What Is IOMMU Event Tracing?

The IOMMU event tracing feature enables reporting IOMMU events in the Linux Kernel as they happen during boot-time and run-time. IOMMU event tracing provides insight into IOMMU device topology in the Linux Kernel. This information helps understand which IOMMU group a device belongs to, as well as run-time device assignment changes as devices are moved from hosts to guests and back by the Kernel. The Linux Kernel moves devices from host to guest when users requests such a change.

In addition, IOMMU event tracing helps debug BIOS and firmware problems related to IOMMU hardware and firmware implementation, IOMMU drivers, and device assignment. For example, tracing occurs when a device is detached from the host and assigned to a virtual machine, or the device gets moved from the host domain to the VM domain and allows debugging to occur for each of these processes. The primary purpose of IOMMU event tracing is to help detect and solve performance issues.

Enabling IOMMU event tracing will provide useful information about devices that are using IOMMU as well as as changes that occur in device assignments. In this article, I’ll discuss the IOMMU event tracing feature and the various classes of IOMMU events. In part two of this series, I’ll discuss how to enable and use it to trace events during boot-time and run-time, and how to use the IOMMU tracing feature to get insight into what’s happening in virtualized environments as devices get assigned from hosts to virtual machines and vice versa. This feature helps debug IOMMU problems during development, maintenance, and support.

What is an IOMMU?

IOMMU is short for I/O Memory Management Unit. IOMMUs are hardware that translate device (I/O) addresses to the physical (machine) address space. IOMMU can be viewed as an MMU for devices. MMU maps virtual addresses into physical addresses. Similarly, IOMMU maps device addresses into physical addresses. The following picture shows a comparative depiction of IOMMU vs. MMU.

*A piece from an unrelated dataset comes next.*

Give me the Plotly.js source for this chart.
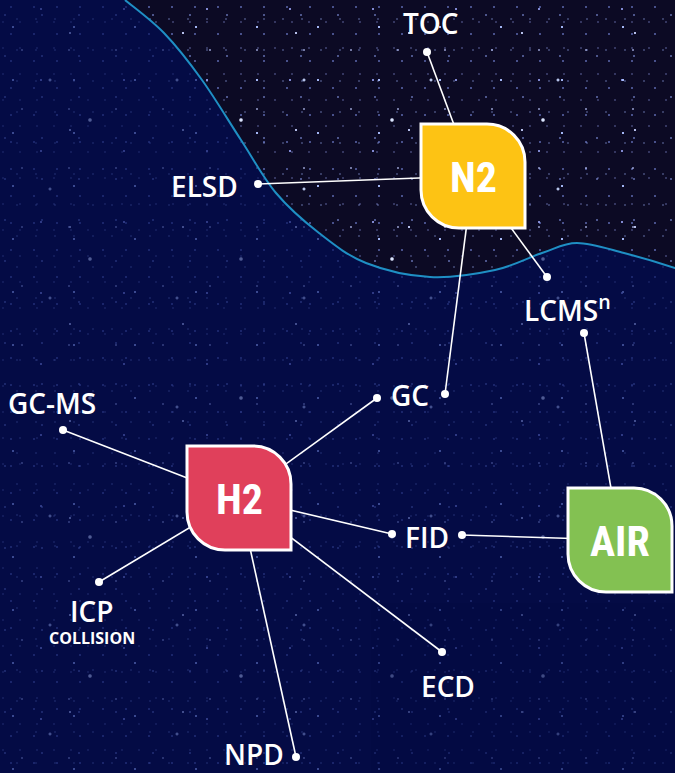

What Is IOMMU Event Tracing - iommu
A Comparison of IOMMU and MMU Address Mapping

In addition to basic mapping, the IOMMU provides device isolation via access permissions. Mapping requests are allowed or disallowed based on whether or not the device has proper permissions to access a certain memory region. Another key feature IOOMU brings to the table is I/O Virtualization which provides DMA remapping hardware that adds support for the isolation of device accesses to memory, as well as translation functionality. In other words, devices present I/O addresses to the IOMMU which translates them into machine addresses, thereby bridging the gap between device addressing capability and the system memory range.

What Is IOMMU Event Tracing - iommu_access

What Does an IOMMU Do?

IOMMU hardware provides several key features that enhance I/O performance on a system.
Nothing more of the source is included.